Proponents of the drive to require hareidi-religious yeshiva students to enlist in the IDF expressed satisfaction Tuesday following a Supreme Court ruling that will defund yeshivas whose students do not enlist. It had been expected that the funding would continue until the law regulating hareidi draft, still in committee, was passed.
The ruling states that the Education Ministry can no longer transfer funds to be used toward the education of students aged 18-20 if the students are eligible to enlist in the IDF but have failed to do so.
“The Supreme Court has made it clear to the Knesset that even its patience has a limit, and it will no longer allow hundreds of millions of shekels to flow to yeshivas in violation of the law,” declared Uri Regev, head of the Hiddush organization for religious freedom and former head of the Reform movement in Israel.
“Ever since the cancellation of the Tal Law one and a half years ago the state has been violating the law by not enlisting yeshiva students,” he explained, adding, “The government adds insult to injury by funding them.”
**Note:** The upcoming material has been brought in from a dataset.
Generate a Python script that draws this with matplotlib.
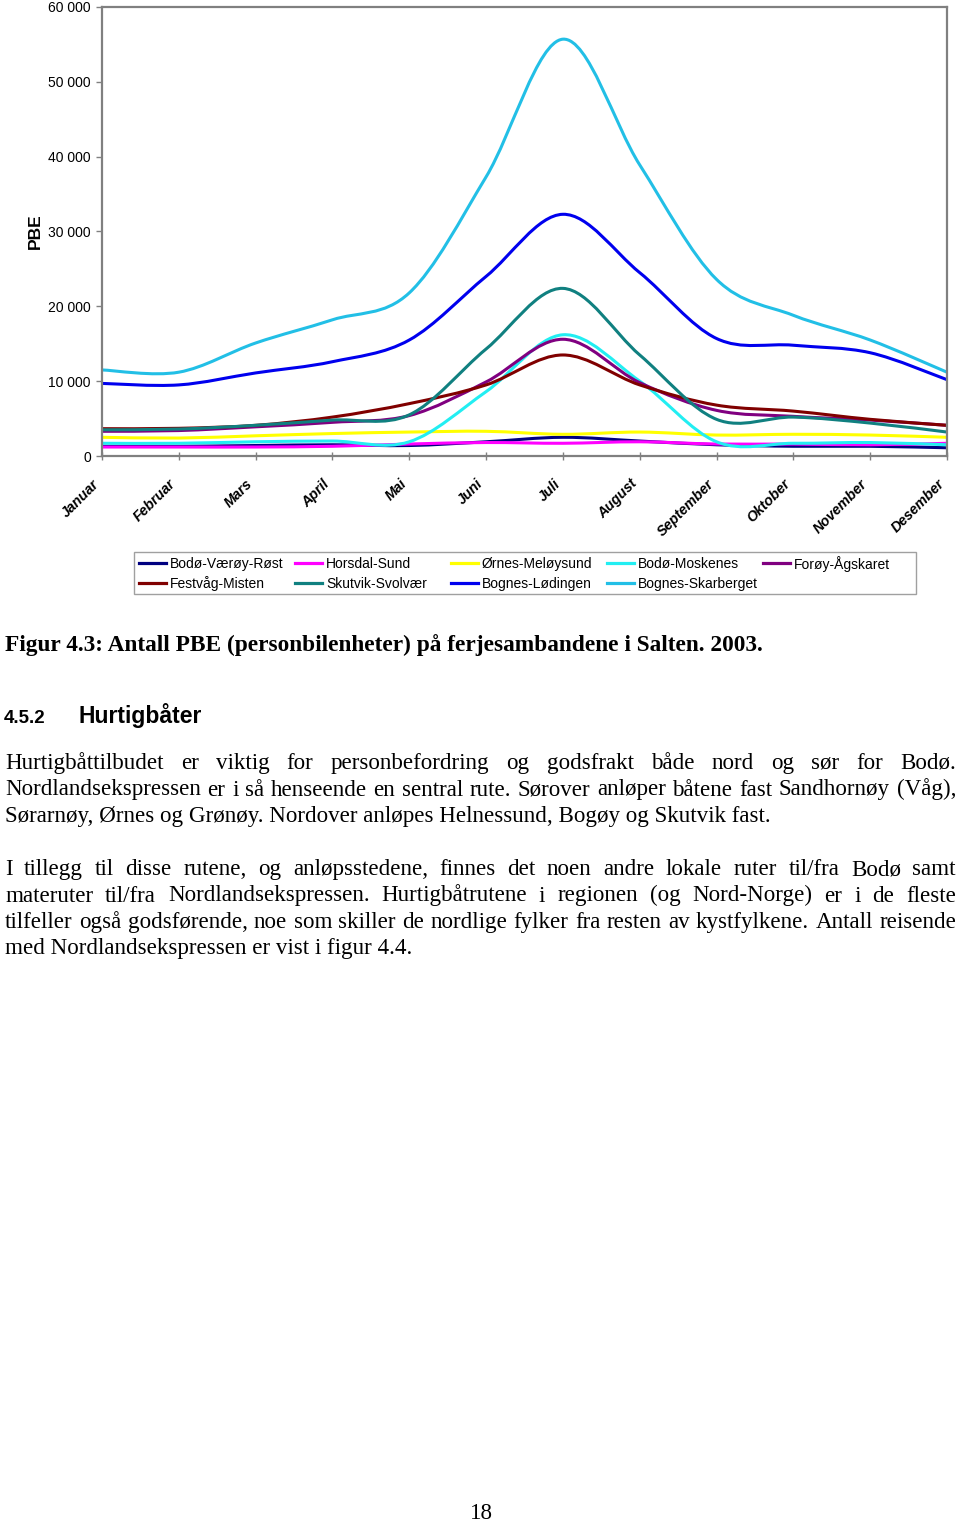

Hiddush’s Vice President of Research and Information, Shahar Ilan, estimates that the new ruling will affect roughly 10,000 students – meaning that yeshivas will lose a total of roughly 25 million shekels a year in government funding.
Government officials have decided against forcibly enlisting hareidi-religious yeshiva students, choosing instead to give Members of Knesset more time to create new legislation in the matter.
The Knesset’s Equal Burden of Service Committee has been working to draft a bill on the controversial subject of hareidi enlistment. Among other things, MKs must decide what sanctions hareidi yeshiva students should face if they fail to enlist in the IDF; several hareidi leaders have warned that the overwhelming majority of hareidi yeshiva students will go to jail rather than join the army.
Hiddush, along with the Movement for Quality Government, and other organizations decided to bring the issue to a head and appealed to the Supreme Court, asking it to order the state to draft hareidi men immediately, rather than waiting for new legislation.
The attorney representing the appeal, Gilad Barnea, said Tuesday’s ruling is cause for hope for his group. “This is an important ruling that sends a clear message… The court has made it clear that it will not tolerate a situation where someone who is obligated to perform military service does not fulfill that obligation, yet continues to get money or other support from the state,” he said.
“We assume – and hope – that this decision will motivate the government and the Knesset to finally finish the legislative process,” he added.